Even as Megan returns to her home institution, they can write up the paper on her analysis collaboratively, and her co-authors have a detailed research log of the project within the dataset’s history.

In summary, DataLad can help to effectively manage student supervision in computational projects. It requires minimal effort, but comes with great benefit:

  • Appropriate data management is made a key element of the project and handled from the start, not an afterthought that needs to be addressed at the end of its lifetime.

  • The dataset becomes the lab notebook, hence a valid and detailed log is always available and accessible to supervisor and trainee.

  • supervisors can efficiently prepare for meetings in a way that does not rely exclusively on a students report.
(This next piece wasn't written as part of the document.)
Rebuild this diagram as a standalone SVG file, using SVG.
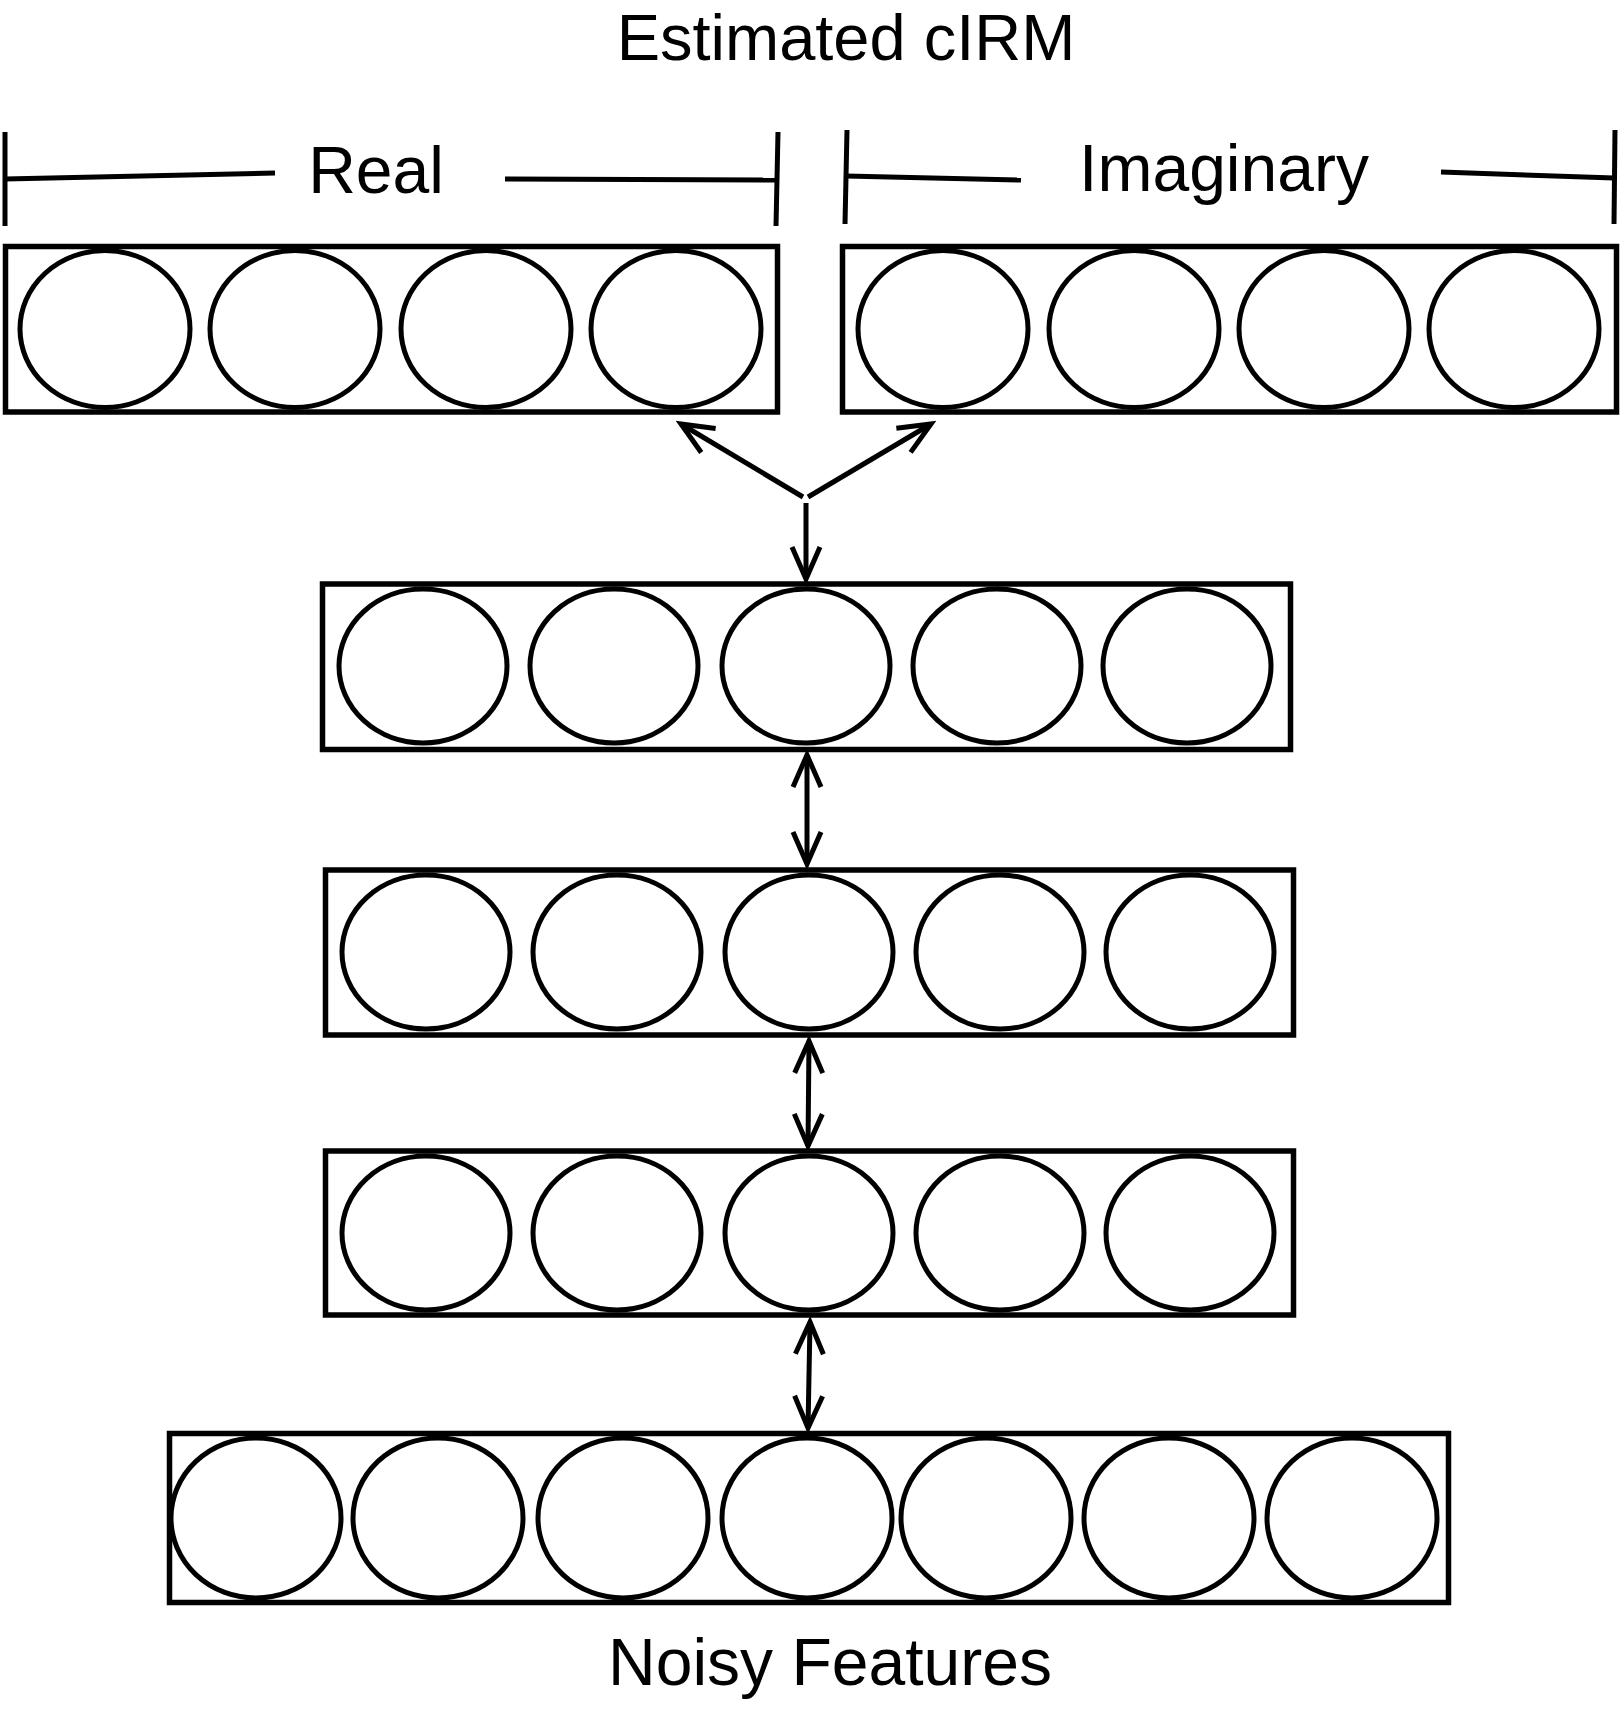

This shifts the focus from trust in a student to trust in a student’s work.

  • supervisors can provide feedback, not only high-level based on a presentation, but much more detailed, and also on process aspects if desired/necessary: Supervisors can directly contribute in a way that is as auditable/accountable as the student’s own contributions – for both parties the strict separation and tracking of any external inputs of a project make it possible (when a project is completed) that a supervisor can efficiently test the integrity of the inputs, discard them (if unmodified), and only archive the outputs that are unique to the project – which then can become a modular component for re-use in a future project.

Footnotes

1

Find out more about the YODA principles in section YODA: Best practices for data analyses in a dataset

2

Find out more about datalad save in section Modify content

3(1,2)

Find out more about the datalad containers extension in section TODO:link once it exists

4

Find out more about the datalad rerun command in section DataLad, Re-Run!